Omit any picture, and return the remaining data exactly as written.

━━━━━ Stored data

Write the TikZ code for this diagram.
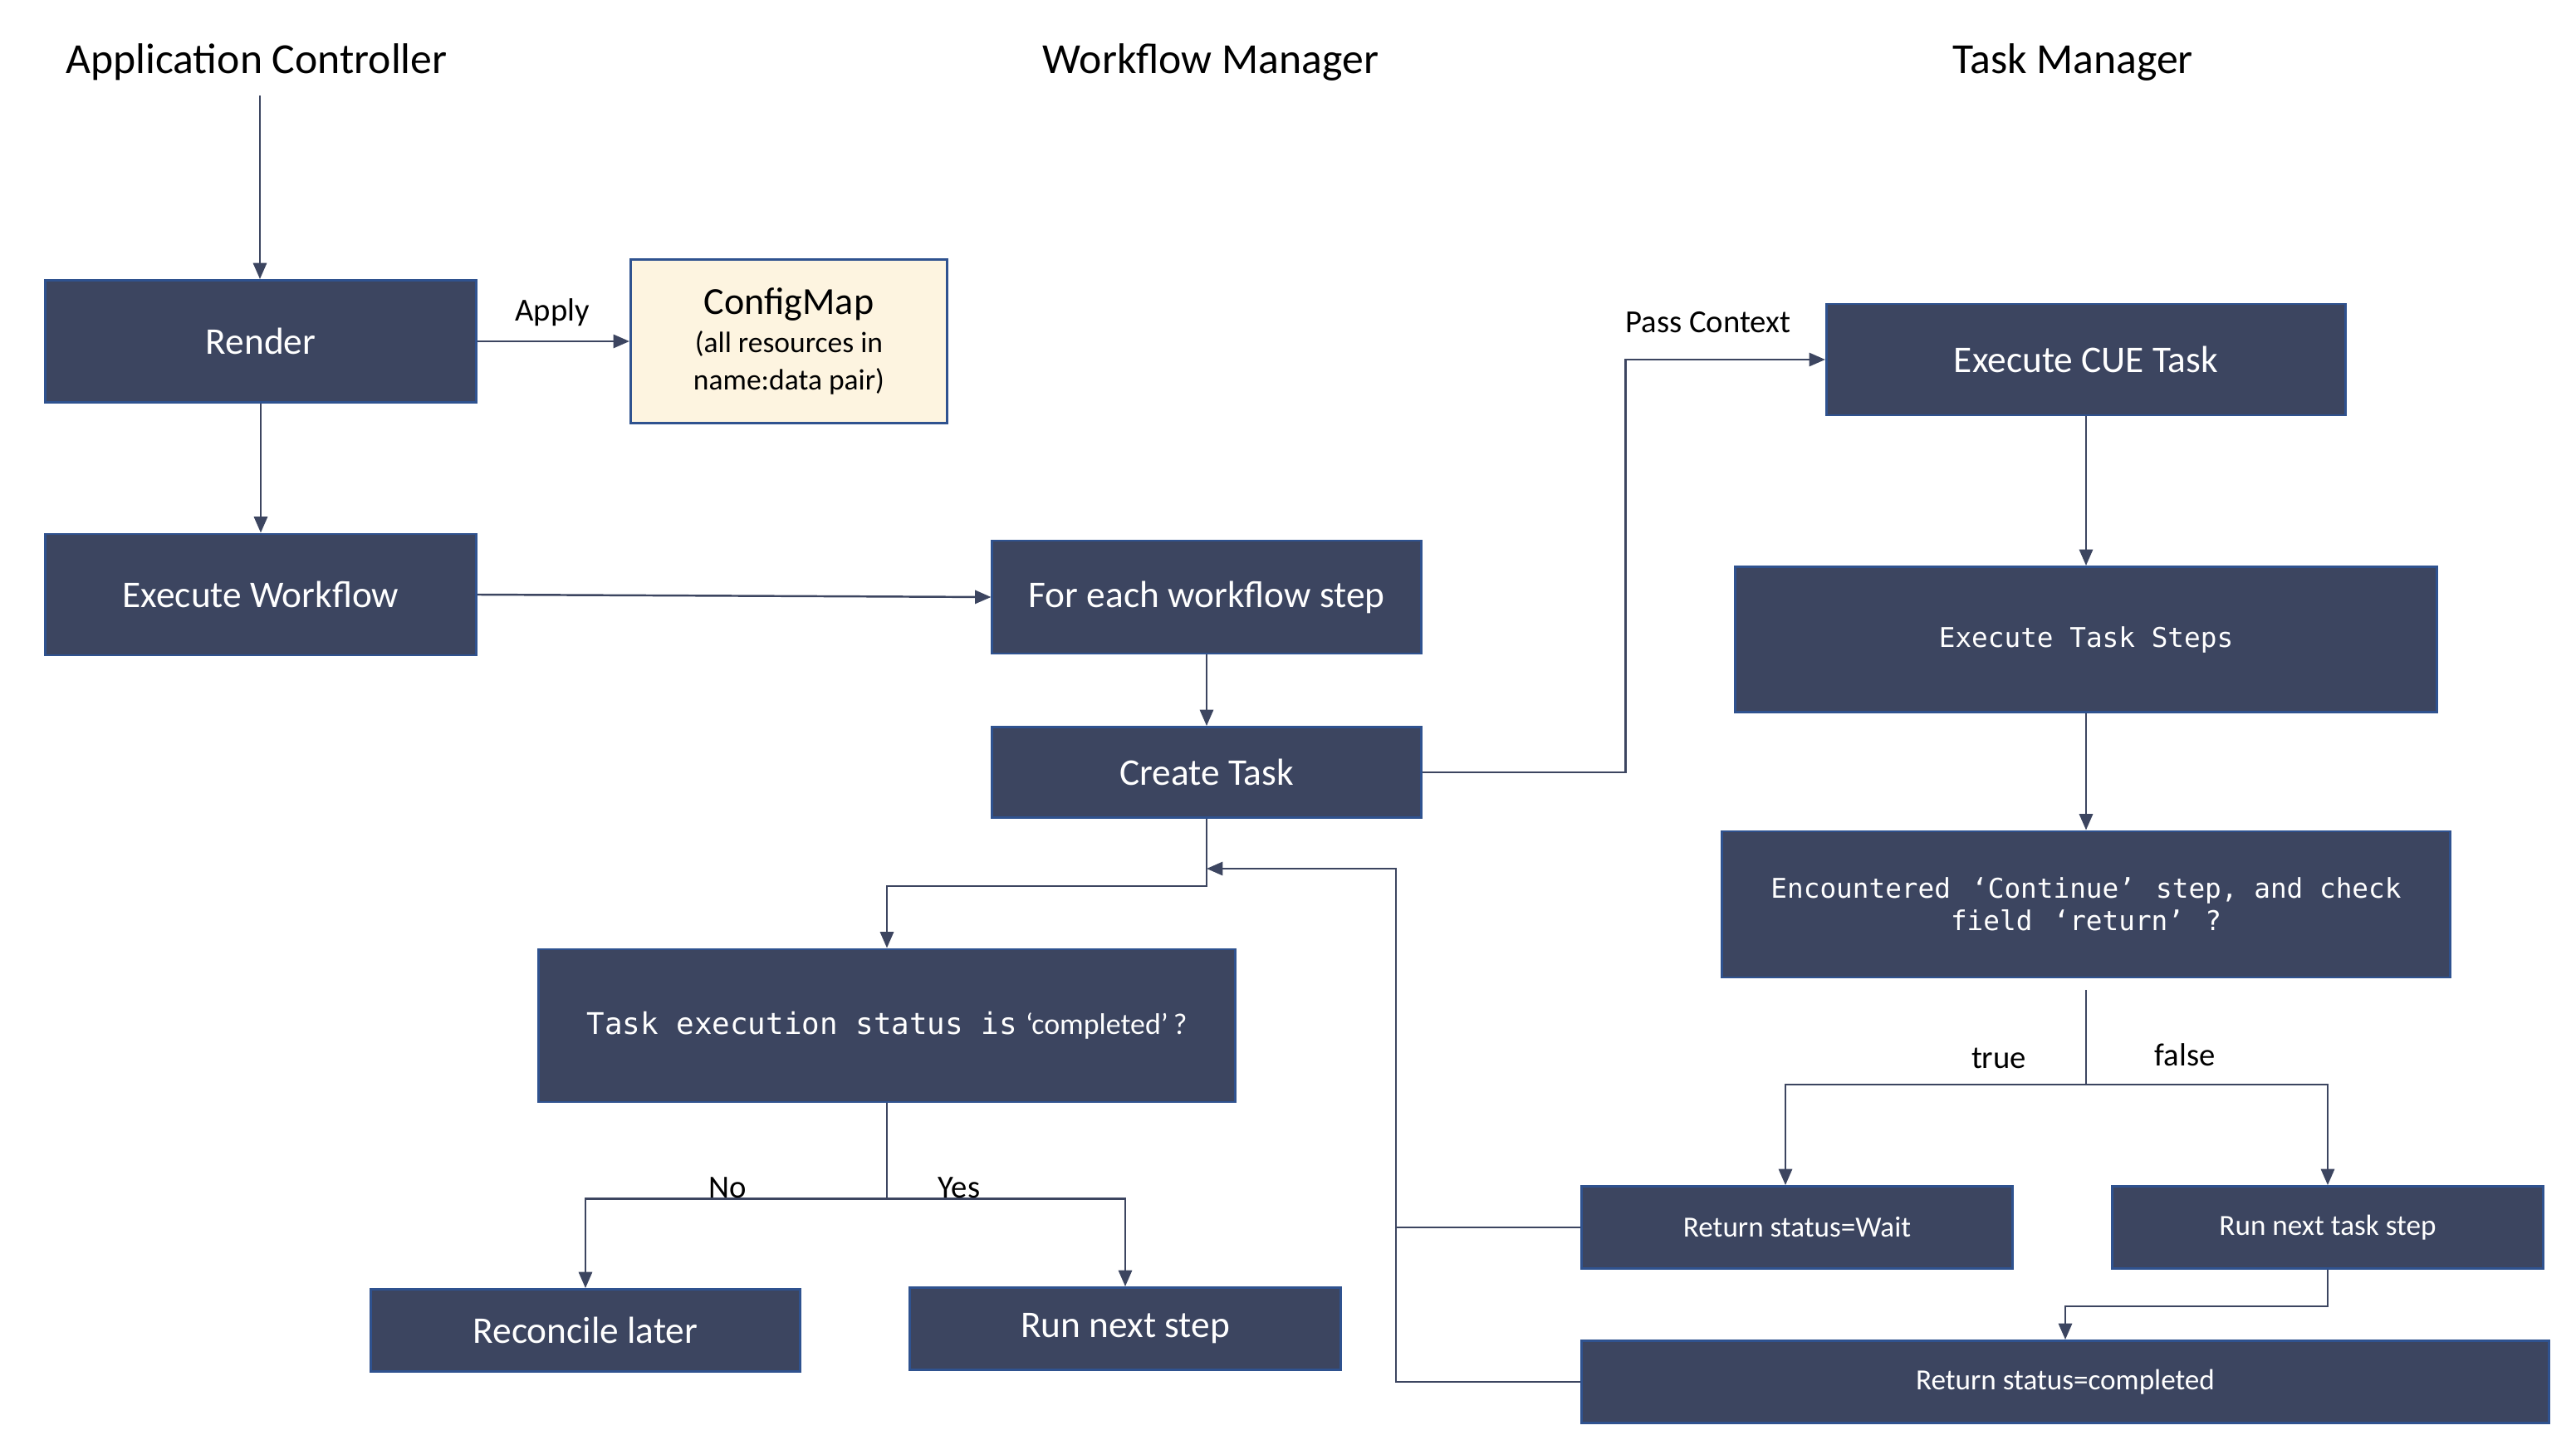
\documentclass[tikz,border=0pt]{standalone}
\usepackage{fontspec}
\setmainfont{Carlito}
\setmonofont{DejaVu Sans Mono}
\usetikzlibrary{arrows.meta,calc}

\definecolor{slate}{HTML}{3C4560}
\definecolor{edgeblue}{HTML}{2F528F}
\definecolor{cream}{HTML}{FDF4E0}
\definecolor{wire}{HTML}{3C4560}

\newcommand{\fs}[1]{\fontsize{#1}{1.2\dimexpr #1pt\relax}\selectfont}

\tikzset{
  dbox/.style={draw=edgeblue, line width=0.8pt, fill=slate, text=white,
    inner sep=0pt, align=center, font=\fs{12.9}},
  smallbox/.style={dbox, font=\fs{10}},
  monobox/.style={dbox, font=\ttfamily\fs{9.3}},
  notebox/.style={draw=edgeblue, line width=0.8pt, fill=cream, text=black,
    inner sep=0pt, align=center},
  heading/.style={font=\fs{14.7}, text=black},
  lbl/.style={font=\fs{11}, text=black, inner sep=1pt},
  wireline/.style={draw=wire, line width=0.7pt},
  arr/.style={wireline, -{Triangle[length=5.5pt, width=4.6pt]}},
}

\begin{document}
\begin{tikzpicture}[x=0.01cm, y=-0.01cm]
\useasboundingbox (0,0) rectangle (3102,1734);

% column headings
\node[heading] (hApp) at (309,75) {Application Controller};
\node[heading] (hWf)  at (1458,75) {Workflow Manager};
\node[heading] (hTm)  at (2496,75) {Task Manager};

% application controller
\node[dbox, minimum width=5.19cm, minimum height=1.47cm] (render) at (314,411) {Render};
\node[dbox, minimum width=5.19cm, minimum height=1.46cm] (exwf) at (314,716) {Execute Workflow};
\node[notebox, minimum width=3.81cm, minimum height=1.97cm] (cmap) at (950,411)
  {{\fs{13.1}ConfigMap}\\[1pt]{\fs{10.1}(all resources in}\\[1pt]{\fs{10.1}name:data pair)}};

% workflow manager
\node[dbox, minimum width=5.16cm, minimum height=1.36cm] (foreach) at (1453,719) {For each workflow step};
\node[dbox, minimum width=5.16cm, minimum height=1.09cm] (create) at (1453,930) {Create Task};
\node[dbox, minimum width=8.38cm, minimum height=1.84cm] (status) at (1068,1235)
  {{\ttfamily\fs{10.2}Task execution status is} {\fs{10.2}‘completed’\,?}};
\node[dbox, minimum width=5.16cm, minimum height=0.99cm] (recon) at (705,1602) {Reconcile later};
\node[dbox, minimum width=5.18cm, minimum height=0.99cm] (runnext) at (1355,1600) {Run next step};

% task manager
\node[dbox, minimum width=6.25cm, minimum height=1.34cm] (cue) at (2512,433) {Execute CUE Task};
\node[monobox, minimum width=8.44cm, minimum height=1.75cm] (steps) at (2512,770) {Execute Task Steps};
\node[monobox, minimum width=8.76cm, minimum height=1.76cm] (cont) at (2512,1089)
  {Encountered \,‘Continue’\, step, and check\\field \,‘return’\, ?};
\node[smallbox, minimum width=5.18cm, minimum height=0.99cm] (rwait) at (2164,1478) {Return status=Wait};
\node[smallbox, minimum width=5.18cm, minimum height=0.99cm] (rnext) at (2803,1478) {Run next task step};
\node[smallbox, minimum width=11.65cm, minimum height=0.99cm] (rdone) at (2487,1664) {Return status=completed};

% helper points on the wires
\coordinate (entry) at (313,115);
\coordinate (join) at (1453,1046);
\coordinate (bus) at (1681,1478);
\coordinate (fork) at (2512,1192);
\coordinate (split) at (2512,1306);

% application controller flow
\draw[arr] (entry) -- (entry |- render.north);
\draw[arr] (render.east) -- (cmap.west);
\node[lbl] (apply) at (665,376) {Apply};
\draw[arr] (render) -- (exwf);
\draw[arr] (exwf.east) -- (foreach.west);

% workflow manager flow
\draw[arr] (foreach) -- (create);
\draw[arr] (create.east) -- ++(245,0) |- (cue.west);
\node[lbl] (pass) at (2057,388) {Pass Context};
\draw[arr] (create.south) -- ++(0,81) -| (status.north);
\draw[arr] (status.south) -- ++(0,115) -| (recon.north);
\draw[arr] (status.south) -- ++(0,115) -| (runnext.north);
\node[lbl] (no) at (876,1430) {No};
\node[lbl] (yes) at (1155,1430) {Yes};

% task manager flow
\draw[arr] (cue) -- (steps);
\draw[arr] (steps) -- (cont);
\draw[wireline] (fork) -- (split);
\draw[arr] (split) -| ($(rwait.north)+(-14,0)$);
\draw[arr] (split) -| (rnext.north);
\node[lbl] (ltrue) at (2407,1274) {true};
\node[lbl] (lfalse) at (2631,1270) {false};
\draw[arr] (rnext.south) -- ++(0,44) -| (rdone.north);

% results fed back to the workflow manager
\draw[wireline] (rdone.west) -| (bus);
\draw[arr] (rwait.west) -- (bus) |- (join);
\end{tikzpicture}
\end{document}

━━━━━━━━━━

**Full response**.
Write the TikZ code for this diagram.
\documentclass[tikz,border=0pt]{standalone}
\usepackage{fontspec}
\setmainfont{Carlito}
\setmonofont{DejaVu Sans Mono}
\usetikzlibrary{arrows.meta,calc}

\definecolor{slate}{HTML}{3C4560}
\definecolor{edgeblue}{HTML}{2F528F}
\definecolor{cream}{HTML}{FDF4E0}
\definecolor{wire}{HTML}{3C4560}

\newcommand{\fs}[1]{\fontsize{#1}{1.2\dimexpr #1pt\relax}\selectfont}

\tikzset{
  dbox/.style={draw=edgeblue, line width=0.8pt, fill=slate, text=white,
    inner sep=0pt, align=center, font=\fs{12.9}},
  smallbox/.style={dbox, font=\fs{10}},
  monobox/.style={dbox, font=\ttfamily\fs{9.3}},
  notebox/.style={draw=edgeblue, line width=0.8pt, fill=cream, text=black,
    inner sep=0pt, align=center},
  heading/.style={font=\fs{14.7}, text=black},
  lbl/.style={font=\fs{11}, text=black, inner sep=1pt},
  wireline/.style={draw=wire, line width=0.7pt},
  arr/.style={wireline, -{Triangle[length=5.5pt, width=4.6pt]}},
}

\begin{document}
\begin{tikzpicture}[x=0.01cm, y=-0.01cm]
\useasboundingbox (0,0) rectangle (3102,1734);

% column headings
\node[heading] (hApp) at (309,75) {Application Controller};
\node[heading] (hWf)  at (1458,75) {Workflow Manager};
\node[heading] (hTm)  at (2496,75) {Task Manager};

% application controller
\node[dbox, minimum width=5.19cm, minimum height=1.47cm] (render) at (314,411) {Render};
\node[dbox, minimum width=5.19cm, minimum height=1.46cm] (exwf) at (314,716) {Execute Workflow};
\node[notebox, minimum width=3.81cm, minimum height=1.97cm] (cmap) at (950,411)
  {{\fs{13.1}ConfigMap}\\[1pt]{\fs{10.1}(all resources in}\\[1pt]{\fs{10.1}name:data pair)}};

% workflow manager
\node[dbox, minimum width=5.16cm, minimum height=1.36cm] (foreach) at (1453,719) {For each workflow step};
\node[dbox, minimum width=5.16cm, minimum height=1.09cm] (create) at (1453,930) {Create Task};
\node[dbox, minimum width=8.38cm, minimum height=1.84cm] (status) at (1068,1235)
  {{\ttfamily\fs{10.2}Task execution status is} {\fs{10.2}‘completed’\,?}};
\node[dbox, minimum width=5.16cm, minimum height=0.99cm] (recon) at (705,1602) {Reconcile later};
\node[dbox, minimum width=5.18cm, minimum height=0.99cm] (runnext) at (1355,1600) {Run next step};

% task manager
\node[dbox, minimum width=6.25cm, minimum height=1.34cm] (cue) at (2512,433) {Execute CUE Task};
\node[monobox, minimum width=8.44cm, minimum height=1.75cm] (steps) at (2512,770) {Execute Task Steps};
\node[monobox, minimum width=8.76cm, minimum height=1.76cm] (cont) at (2512,1089)
  {Encountered \,‘Continue’\, step, and check\\field \,‘return’\, ?};
\node[smallbox, minimum width=5.18cm, minimum height=0.99cm] (rwait) at (2164,1478) {Return status=Wait};
\node[smallbox, minimum width=5.18cm, minimum height=0.99cm] (rnext) at (2803,1478) {Run next task step};
\node[smallbox, minimum width=11.65cm, minimum height=0.99cm] (rdone) at (2487,1664) {Return status=completed};

% helper points on the wires
\coordinate (entry) at (313,115);
\coordinate (join) at (1453,1046);
\coordinate (bus) at (1681,1478);
\coordinate (fork) at (2512,1192);
\coordinate (split) at (2512,1306);

% application controller flow
\draw[arr] (entry) -- (entry |- render.north);
\draw[arr] (render.east) -- (cmap.west);
\node[lbl] (apply) at (665,376) {Apply};
\draw[arr] (render) -- (exwf);
\draw[arr] (exwf.east) -- (foreach.west);

% workflow manager flow
\draw[arr] (foreach) -- (create);
\draw[arr] (create.east) -- ++(245,0) |- (cue.west);
\node[lbl] (pass) at (2057,388) {Pass Context};
\draw[arr] (create.south) -- ++(0,81) -| (status.north);
\draw[arr] (status.south) -- ++(0,115) -| (recon.north);
\draw[arr] (status.south) -- ++(0,115) -| (runnext.north);
\node[lbl] (no) at (876,1430) {No};
\node[lbl] (yes) at (1155,1430) {Yes};

% task manager flow
\draw[arr] (cue) -- (steps);
\draw[arr] (steps) -- (cont);
\draw[wireline] (fork) -- (split);
\draw[arr] (split) -| ($(rwait.north)+(-14,0)$);
\draw[arr] (split) -| (rnext.north);
\node[lbl] (ltrue) at (2407,1274) {true};
\node[lbl] (lfalse) at (2631,1270) {false};
\draw[arr] (rnext.south) -- ++(0,44) -| (rdone.north);

% results fed back to the workflow manager
\draw[wireline] (rdone.west) -| (bus);
\draw[arr] (rwait.west) -- (bus) |- (join);
\end{tikzpicture}
\end{document}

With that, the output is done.